CHICAGO—U.S. Cellular Corp. increased its service revenues and average revenue per user in the first quarter of 2006, but its net customer additions were down compared to the year-ago period.
U.S. Cellular posted a14 percent year-over-year increase in service revenues, with the following breakdown: retail service revenue was up almost 15 percent; inbound roaming revenue was up about 18 percent; and long-distance/other revenue increased by about 12 percent.
The carrier’s gross customer additions were up year-over-year from 426,000 subscribers during the first quarter of 2005 to 434,000 customers this year. However, net customer activations were down about 17 percent from 182,000 subscribers last year to 151,000 customers this year. last quarter. Postpaid churn held steady year-over-year at 1.5 percent; U.S. Cellular did not report its blended churn rate.
The carrier bumped its ARPU up by about 4 percent year-over-year from $44.46 to $46.22. Retail ARPU was also up 4 percent, from $39.20 in the first quarter of 2005 to $40.75 in 2006’s first quarter.

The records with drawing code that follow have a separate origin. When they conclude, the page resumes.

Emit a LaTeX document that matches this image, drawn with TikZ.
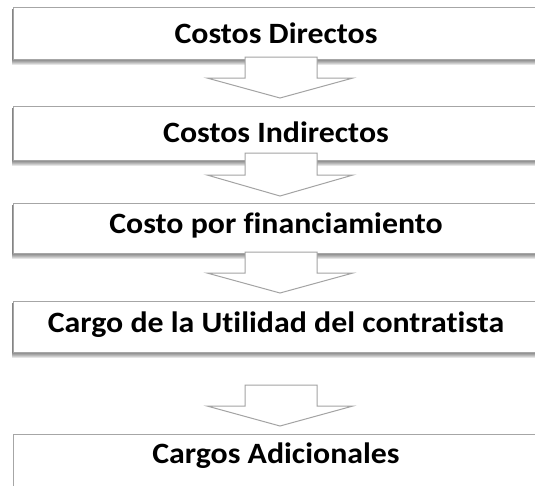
\documentclass[tikz,border=0pt]{standalone}
\usepackage{fontspec}
\setmainfont{Carlito}[RawFeature={-liga}, FakeStretch=1.08]
\definecolor{edgegray}{HTML}{A6A6A6}
\definecolor{arrowgray}{HTML}{A3A3A3}
\tikzset{
  stagebox/.style={draw=edgegray, line width=1pt, fill=white, rectangle, inner sep=0pt,
    minimum width=526pt, anchor=north west},
  stagelabel/.style={anchor=base, font=\fontsize{29.5}{34}\selectfont\bfseries, inner sep=0pt},
  flowarrow/.style={draw=arrowgray, line width=1pt, fill=white, line join=miter},
  shadowlayer/.style={fill=black, opacity=0.10}
}
\newcommand{\boxshadow}[4]{%
  \foreach \k in {1,...,6} {
    \fill[shadowlayer] (#1-1, #2+2) rectangle (#3+1, #4+\k);
  }
}
\begin{document}
\begin{tikzpicture}[x=1pt, y=-1pt]
\clip (0,0) rectangle (535,485);
\fill[white] (0,0) rectangle (535,485);
% shadows
\boxshadow{13}{7}{539}{59}
\boxshadow{13}{106}{539}{160}
\boxshadow{13}{203}{539}{253}
\boxshadow{13}{301}{539}{352}
% boxes
\node[stagebox, minimum height=52pt] (b1) at (13,7) {};
\node[stagebox, minimum height=54pt] (b2) at (13,106) {};
\node[stagebox, minimum height=50pt] (b3) at (13,203) {};
\node[stagebox, minimum height=51pt] (b4) at (13,301) {};
\node[stagebox, minimum height=70pt] (b5) at (13,434) {};
% labels
\node[stagelabel] (t1) at (276,43) {Costos Directos};
\node[stagelabel] (t2) at (276,142) {Costos Indirectos};
\node[stagelabel] (t3) at (276,233) {Costo por financiamiento};
\node[stagelabel] (t4) at (276,332) {Cargo de la Utilidad del contratista};
\node[stagelabel] (t5) at (276,463) {Cargos Adicionales};
% arrows
\draw[flowarrow] (245,57) -- (317,57) -- (317,78) -- (353,78) -- (280,98) -- (207,78) -- (245,78) -- cycle;
\draw[flowarrow] (245,153) -- (317,153) -- (317,175) -- (353,175) -- (280,196) -- (207,175) -- (245,175) -- cycle;
\draw[flowarrow] (245,252) -- (317,252) -- (317,273) -- (353,273) -- (280,293) -- (207,273) -- (245,273) -- cycle;
\draw[flowarrow] (245,385) -- (317,385) -- (317,406) -- (353,406) -- (280,426) -- (207,406) -- (245,406) -- cycle;
\end{tikzpicture}
\end{document}
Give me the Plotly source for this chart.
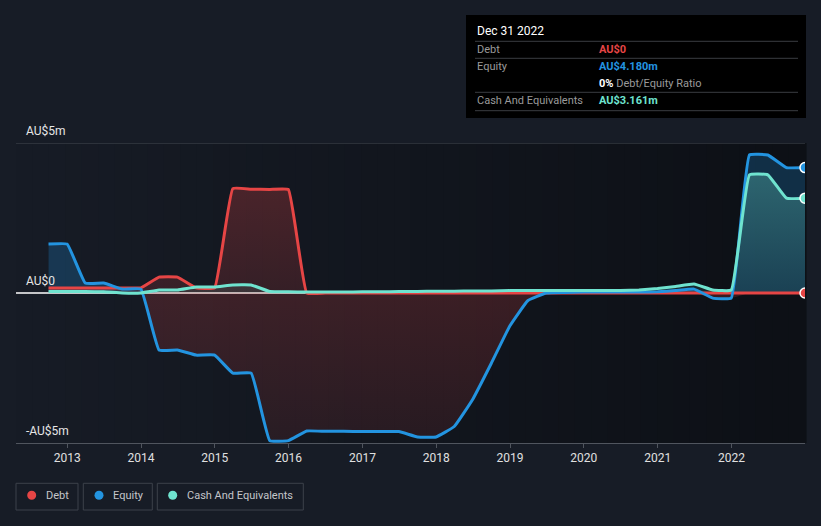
import numpy as np
import plotly.graph_objects as go

# ---------------- data (AU$ millions, quarterly) ----------------
dates = [
    "2012-09-30", "2012-12-31", "2013-03-31", "2013-06-30", "2013-09-30", "2013-12-31",
    "2014-03-31", "2014-06-30", "2014-09-30", "2014-12-31", "2015-03-31", "2015-06-30",
    "2015-09-30", "2015-12-31", "2016-03-31", "2016-06-30", "2016-09-30", "2016-12-31",
    "2017-03-31", "2017-06-30", "2017-09-30", "2017-12-31", "2018-03-31", "2018-06-30",
    "2018-09-30", "2018-12-31", "2019-03-31", "2019-06-30", "2019-09-30", "2019-12-31",
    "2020-03-31", "2020-06-30", "2020-09-30", "2020-12-31", "2021-03-31", "2021-06-30",
    "2021-09-30", "2021-12-31", "2022-03-31", "2022-06-30", "2022-09-30", "2022-12-31",
]
equity = [
    1.63, 1.63, 0.33, 0.33, 0.13, 0.13,
    -1.90, -1.90, -2.07, -2.07, -2.67, -2.67,
    -4.92, -4.92, -4.60, -4.61, -4.61, -4.62,
    -4.62, -4.62, -4.80, -4.80, -4.45, -3.55,
    -2.35, -1.10, -0.25, 0.00, 0.02, 0.03,
    0.03, 0.03, 0.03, 0.04, 0.08, 0.13,
    -0.17, -0.17, 4.60, 4.60, 4.18, 4.180,
]
debt = [
    0.17, 0.17, 0.17, 0.17, 0.17, 0.17,
    0.53, 0.53, 0.17, 0.17, 3.48, 3.46,
    3.45, 3.45, 0, 0, 0, 0,
    0, 0, 0, 0, 0, 0,
    0, 0, 0, 0, 0, 0,
    0, 0, 0, 0, 0, 0,
    0, 0, 0, 0, 0, 0,
]
cash = [
    0.05, 0.05, 0.05, 0.04, 0.00, 0.00,
    0.10, 0.10, 0.20, 0.20, 0.27, 0.27,
    0.05, 0.04, 0.03, 0.03, 0.03, 0.04,
    0.04, 0.05, 0.05, 0.06, 0.06, 0.07,
    0.07, 0.08, 0.08, 0.08, 0.08, 0.08,
    0.08, 0.08, 0.10, 0.15, 0.22, 0.30,
    0.10, 0.10, 3.94, 3.94, 3.16, 3.161,
]
year_ticks = [2013, 2014, 2015, 2016, 2017, 2018, 2019, 2020, 2021, 2022]
y_labels = ["AU$5m", "AU$0", "-AU$5m"]
y_label_vals = [5, 0, -5]

# ---------------- style ----------------
RED = "#e64545"
BLUE = "#2394e0"
TEAL = "#6fe3cf"
PAPER = "#171c26"
FONT = "Roboto"
W, H = 821, 526
ML, MR, MT, MB = 16, 16, 143, 83
PW, PH = W - ML - MR, H - MT - MB


def px_x(px):
    return (px - ML) / PW


def px_y(py):
    return (H - MB - py) / PH


eq = np.array(equity)
eq_pos = np.maximum(eq, 0)
eq_neg = np.minimum(eq, 0)
line_kw = dict(shape="spline", smoothing=0.3)

fig = go.Figure()

# fills
fig.add_trace(go.Scatter(x=dates, y=eq_pos, mode="none", fill="tozeroy",
                         fillcolor="rgba(35,148,224,0.24)", hoverinfo="skip",
                         line=line_kw))
fig.add_trace(go.Scatter(x=dates, y=eq_neg, mode="none", fill="tozeroy",
                         fillgradient=dict(type="vertical",
                                           colorscale=[[0, "rgba(229,69,69,0.10)"],
                                                       [1, "rgba(229,69,69,0.20)"]]),
                         hoverinfo="skip", line=line_kw))
fig.add_trace(go.Scatter(x=dates, y=debt, mode="none", fill="tozeroy",
                         fillgradient=dict(type="vertical",
                                           colorscale=[[0, "rgba(229,69,69,0.16)"],
                                                       [1, "rgba(229,69,69,0.26)"]]),
                         hoverinfo="skip", line=line_kw))
fig.add_trace(go.Scatter(x=dates, y=cash, mode="none", fill="tozeroy",
                         fillgradient=dict(type="vertical",
                                           colorscale=[[0, "rgba(111,227,207,0.10)"],
                                                       [1, "rgba(111,227,207,0.30)"]]),
                         hoverinfo="skip", line=line_kw))

# lines
for vals, col in [(debt, RED), (equity, BLUE), (cash, TEAL)]:
    fig.add_trace(go.Scatter(x=dates, y=vals, mode="lines",
                             line=dict(color=col, width=3, **line_kw),
                             hoverinfo="skip"))
# end markers
for vals, col in [(debt, RED), (equity, BLUE), (cash, TEAL)]:
    fig.add_trace(go.Scatter(x=[dates[-1]], y=[vals[-1]], mode="markers",
                             marker=dict(color=col, size=10,
                                         line=dict(color="white", width=1.5)),
                             cliponaxis=True, hoverinfo="skip"))

shapes = []
# background gradient strips of plot area
n = 48
c0 = np.array([23, 28, 38])
c1 = np.array([13, 16, 22])
for i in range(n):
    t = (i + 0.5) / n
    c = (c0 * (1 - t) + c1 * t).astype(int)
    shapes.append(dict(type="rect", xref="paper", yref="paper",
                       x0=i / n, x1=(i + 1) / n + 0.002, y0=0, y1=1,
                       fillcolor=f"rgb({c[0]},{c[1]},{c[2]})",
                       line=dict(width=0), layer="below"))
# top gridline and zero line
shapes.append(dict(type="line", xref="paper", yref="y", x0=0, x1=1, y0=5, y1=5,
                   line=dict(color="#454a53", width=1), layer="below"))
shapes.append(dict(type="line", xref="paper", yref="y", x0=0, x1=1, y0=0, y1=0,
                   line=dict(color="#ffffff", width=1.6), layer="below"))

annotations = []
for lab, v in zip(y_labels, y_label_vals):
    annotations.append(dict(x=px_x(24), xref="paper", y=v, yref="y",
                            text=lab, showarrow=False, xanchor="left",
                            yanchor="bottom", yshift=3,
                            font=dict(family=FONT, size=12, color="#e6e6e6")))

# tooltip box
shapes.append(dict(type="rect", xref="paper", yref="paper",
                   x0=px_x(466), x1=px_x(806), y0=px_y(118), y1=px_y(15),
                   fillcolor="#000000", line=dict(width=0), layer="above"))
for ly in [41.3, 58.3, 92.3, 110.7]:
    shapes.append(dict(type="line", xref="paper", yref="paper",
                       x0=px_x(475), x1=px_x(798), y0=px_y(ly), y1=px_y(ly),
                       line=dict(color="#3a3d42", width=1), layer="above"))


def tip(px, py, text, color, size=11):
    annotations.append(dict(x=px_x(px), y=px_y(py), xref="paper", yref="paper",
                            text=text, showarrow=False, xanchor="left",
                            yanchor="middle",
                            font=dict(family=FONT, size=size, color=color)))


tip(475, 31, "Dec 31 2022", "#ffffff", 12)
tip(475, 49, "Debt", "#9a9a9a")
tip(597, 49, f"<b>AU${debt[-1]:.0f}</b>", RED)
tip(475, 66, "Equity", "#9a9a9a")
tip(597, 66, f"<b>AU${equity[-1]:.3f}m</b>", BLUE)
ratio = debt[-1] / equity[-1] * 100
tip(597, 83, f"<span style='color:#ffffff'><b>{ratio:.0f}%</b></span> Debt/Equity Ratio", "#9a9a9a")
tip(475, 100, "Cash And Equivalents", "#9a9a9a")
tip(597, 100, f"<b>AU${cash[-1]:.3f}m</b>", TEAL)

# legend boxes
legend_items = [("Debt", RED, 16, 78, 31.7, 44.3),
                ("Equity", BLUE, 83.3, 152.3, 99, 111),
                ("Cash And Equivalents", TEAL, 157.3, 303.3, 172.7, 185.3)]
for name, col, bx0, bx1, dx, tx in legend_items:
    shapes.append(dict(type="rect", xref="paper", yref="paper",
                       x0=px_x(bx0), x1=px_x(bx1), y0=px_y(510), y1=px_y(483.3),
                       line=dict(color="#3c414a", width=1), fillcolor="rgba(0,0,0,0)"))
    shapes.append(dict(type="circle", xref="paper", yref="paper",
                       x0=px_x(dx - 4.5), x1=px_x(dx + 4.5),
                       y0=px_y(495.3 + 4.5), y1=px_y(495.3 - 4.5),
                       fillcolor=col, line=dict(width=0)))
    annotations.append(dict(x=px_x(tx), y=px_y(495.5), xref="paper", yref="paper",
                            text=name, showarrow=False, xanchor="left",
                            yanchor="middle",
                            font=dict(family=FONT, size=11, color="#c4c6ca")))

fig.update_layout(
    width=W, height=H,
    margin=dict(l=ML, r=MR, t=MT, b=MB),
    paper_bgcolor=PAPER, plot_bgcolor="rgba(0,0,0,0)",
    showlegend=False,
    shapes=shapes, annotations=annotations,
    font=dict(family=FONT, size=12, color="#e0e0e0"),
    xaxis=dict(type="date", range=["2012-04-22", "2022-12-31"],
               tickvals=[f"{y}-01-01" for y in year_ticks],
               ticktext=[str(y) for y in year_ticks],
               showgrid=False, zeroline=False, showline=True,
               linecolor="#50555e", linewidth=1, ticks="outside",
               ticklen=4, tickcolor="#50555e",
               tickfont=dict(family=FONT, size=12, color="#e0e0e0")),
    yaxis=dict(range=[-5, 5], showgrid=False, zeroline=False,
               showticklabels=False, showline=False),
)

fig.write_html("out.html")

U.S. Cellular previously released a few second quarter 2006 metrics, including 48,000 net customer activations and postpaid churn continuing to register at 1.5 percent. The carrier ended the second quarter with about 5.7 million customers.
The company filed its financial results for the first quarter of 2006; it has been catching up on financial reports after a series of restatements that dated back to 2000. U.S. Cellular still has its complete second-quarter results to report, which is expected to be late as well; the carrier indicated in a company statement that it would file those financials “as soon as possible” after the first quarter report was filed.
The company’s stock was up sharply in early trading Friday and then fell by midday, landing down slightly from its opening price of $59.25 per share.